* Aim *
Restate the whole of the material. Keep every word, and drop the pictures.

* Material *
#####
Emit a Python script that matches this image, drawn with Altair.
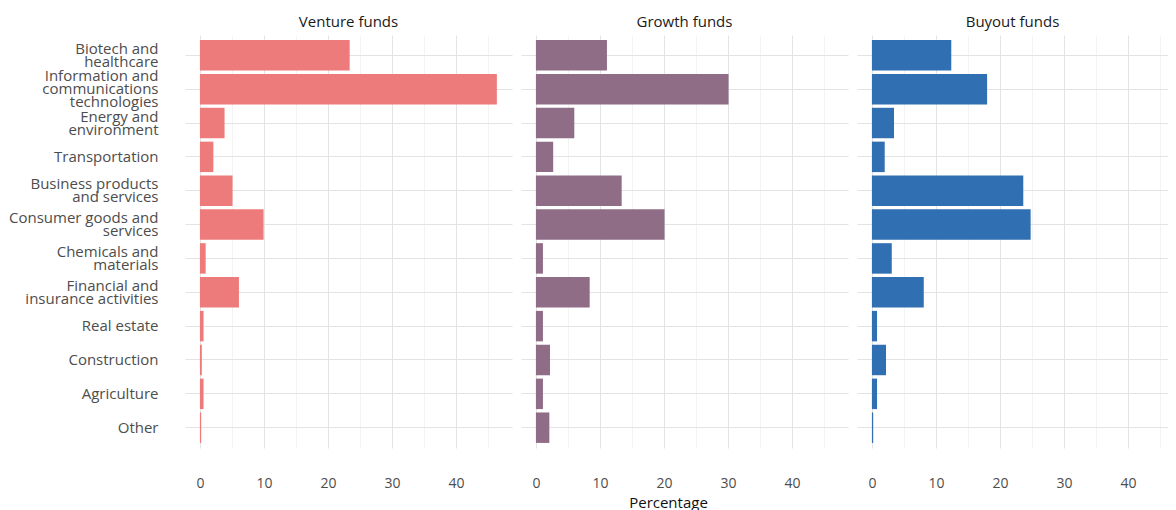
import altair as alt
import pandas as pd

categories = [
    "Biotech and\nhealthcare",
    "Information and\ncommunications\ntechnologies",
    "Energy and\nenvironment",
    "Transportation",
    "Business products\nand services",
    "Consumer goods and\nservices",
    "Chemicals and\nmaterials",
    "Financial and\ninsurance activities",
    "Real estate",
    "Construction",
    "Agriculture",
    "Other",
]
funds = ["Venture funds", "Growth funds", "Buyout funds"]
venture = [23.4, 46.4, 3.85, 2.1, 5.1, 9.95, 0.9, 6.1, 0.57, 0.3, 0.57, 0.2]
growth = [11.1, 30.1, 6.0, 2.7, 13.4, 20.1, 1.1, 8.4, 1.1, 2.2, 1.1, 2.1]
buyout = [12.4, 18.0, 3.45, 2.0, 23.65, 24.8, 3.1, 8.1, 0.8, 2.2, 0.8, 0.2]
colors = ["#EE7B7B", "#8F6D87", "#2F6FB2"]
x_ticks = [0, 5, 10, 15, 20, 25, 30, 35, 40, 45]

FONT = "Open Sans"
PX_PER_UNIT = 6.4
X_MIN = -2.33
widths = [327, 327, 311]


def panel(i, fund, vals):
    df = pd.DataFrame({"category": categories, "pct": vals})
    w = widths[i]
    x_max = X_MIN + w / PX_PER_UNIT
    x_axis = dict(
        values=x_ticks,
        labelExpr="datum.value % 10 == 0 ? datum.label : ''",
        gridColor={
            "condition": {"test": "datum.value % 10 == 0", "value": "#e3e3e3"},
            "value": "#f3f3f3",
        },
        ticks=False,
        domain=False,
        labelFontSize=14,
        labelColor="#4d4d4d",
        labelFont=FONT,
        labelPadding=28,
        labelFlush=False,
    )
    if i == 1:
        x_axis.update(
            title="Percentage",
            titleFont=FONT,
            titleFontSize=15,
            titleFontWeight="normal",
            titleColor="#111111",
            titlePadding=5,
            titleX=147,
        )
    else:
        x_axis.update(title=None)
    if i == 0:
        y_axis = alt.Axis(
            labelExpr="split(datum.label, '\\n')",
            labelFontSize=15,
            labelColor="#4d4d4d",
            labelFont=FONT,
            labelLineHeight=13,
            labelPadding=27,
            labelOffset={
                "condition": [
                    {"test": "length(split(datum.label, '\\n')) == 3", "value": -13},
                    {"test": "length(split(datum.label, '\\n')) == 2", "value": -6.5},
                ],
                "value": 0,
            },
            ticks=False,
            domain=False,
            grid=True,
            gridColor="#e3e3e3",
            bandPosition=0.5,
            minExtent=177,
            maxExtent=177,
        )
    else:
        y_axis = alt.Axis(
            labels=False,
            ticks=False,
            domain=False,
            grid=True,
            gridColor="#e3e3e3",
            bandPosition=0.5,
            minExtent=0,
            maxExtent=0,
        )
    return (
        alt.Chart(df)
        .mark_bar(color=colors[i])
        .encode(
            x=alt.X(
                "pct:Q",
                scale=alt.Scale(domain=[X_MIN, x_max], nice=False, zero=False),
                axis=alt.Axis(**x_axis),
            ),
            y=alt.Y(
                "category:N",
                sort=categories,
                title=None,
                scale=alt.Scale(paddingInner=0.1, paddingOuter=0.15, round=False),
                axis=y_axis,
            ),
        )
        .properties(
            width=w,
            height=413,
            title=alt.TitleParams(
                fund,
                anchor="middle",
                font=FONT,
                fontSize=15,
                fontWeight="normal",
                color="#1a1a1a",
                offset=5,
            ),
        )
    )


panels = [panel(i, f, v) for i, (f, v) in enumerate(zip(funds, [venture, growth, buyout]))]

chart = alt.hconcat(*panels, spacing=9).properties(
    padding={"left": 0, "top": 7, "right": 0, "bottom": 0},
).configure_view(stroke=None)

chart.save("out.html", embed_options={"renderer": "svg", "actions": False})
#####
* Problem solution *
Emit a Python script that matches this image, drawn with Altair.
import altair as alt
import pandas as pd

categories = [
    "Biotech and\nhealthcare",
    "Information and\ncommunications\ntechnologies",
    "Energy and\nenvironment",
    "Transportation",
    "Business products\nand services",
    "Consumer goods and\nservices",
    "Chemicals and\nmaterials",
    "Financial and\ninsurance activities",
    "Real estate",
    "Construction",
    "Agriculture",
    "Other",
]
funds = ["Venture funds", "Growth funds", "Buyout funds"]
venture = [23.4, 46.4, 3.85, 2.1, 5.1, 9.95, 0.9, 6.1, 0.57, 0.3, 0.57, 0.2]
growth = [11.1, 30.1, 6.0, 2.7, 13.4, 20.1, 1.1, 8.4, 1.1, 2.2, 1.1, 2.1]
buyout = [12.4, 18.0, 3.45, 2.0, 23.65, 24.8, 3.1, 8.1, 0.8, 2.2, 0.8, 0.2]
colors = ["#EE7B7B", "#8F6D87", "#2F6FB2"]
x_ticks = [0, 5, 10, 15, 20, 25, 30, 35, 40, 45]

FONT = "Open Sans"
PX_PER_UNIT = 6.4
X_MIN = -2.33
widths = [327, 327, 311]


def panel(i, fund, vals):
    df = pd.DataFrame({"category": categories, "pct": vals})
    w = widths[i]
    x_max = X_MIN + w / PX_PER_UNIT
    x_axis = dict(
        values=x_ticks,
        labelExpr="datum.value % 10 == 0 ? datum.label : ''",
        gridColor={
            "condition": {"test": "datum.value % 10 == 0", "value": "#e3e3e3"},
            "value": "#f3f3f3",
        },
        ticks=False,
        domain=False,
        labelFontSize=14,
        labelColor="#4d4d4d",
        labelFont=FONT,
        labelPadding=28,
        labelFlush=False,
    )
    if i == 1:
        x_axis.update(
            title="Percentage",
            titleFont=FONT,
            titleFontSize=15,
            titleFontWeight="normal",
            titleColor="#111111",
            titlePadding=5,
            titleX=147,
        )
    else:
        x_axis.update(title=None)
    if i == 0:
        y_axis = alt.Axis(
            labelExpr="split(datum.label, '\\n')",
            labelFontSize=15,
            labelColor="#4d4d4d",
            labelFont=FONT,
            labelLineHeight=13,
            labelPadding=27,
            labelOffset={
                "condition": [
                    {"test": "length(split(datum.label, '\\n')) == 3", "value": -13},
                    {"test": "length(split(datum.label, '\\n')) == 2", "value": -6.5},
                ],
                "value": 0,
            },
            ticks=False,
            domain=False,
            grid=True,
            gridColor="#e3e3e3",
            bandPosition=0.5,
            minExtent=177,
            maxExtent=177,
        )
    else:
        y_axis = alt.Axis(
            labels=False,
            ticks=False,
            domain=False,
            grid=True,
            gridColor="#e3e3e3",
            bandPosition=0.5,
            minExtent=0,
            maxExtent=0,
        )
    return (
        alt.Chart(df)
        .mark_bar(color=colors[i])
        .encode(
            x=alt.X(
                "pct:Q",
                scale=alt.Scale(domain=[X_MIN, x_max], nice=False, zero=False),
                axis=alt.Axis(**x_axis),
            ),
            y=alt.Y(
                "category:N",
                sort=categories,
                title=None,
                scale=alt.Scale(paddingInner=0.1, paddingOuter=0.15, round=False),
                axis=y_axis,
            ),
        )
        .properties(
            width=w,
            height=413,
            title=alt.TitleParams(
                fund,
                anchor="middle",
                font=FONT,
                fontSize=15,
                fontWeight="normal",
                color="#1a1a1a",
                offset=5,
            ),
        )
    )


panels = [panel(i, f, v) for i, (f, v) in enumerate(zip(funds, [venture, growth, buyout]))]

chart = alt.hconcat(*panels, spacing=9).properties(
    padding={"left": 0, "top": 7, "right": 0, "bottom": 0},
).configure_view(stroke=None)

chart.save("out.html", embed_options={"renderer": "svg", "actions": False})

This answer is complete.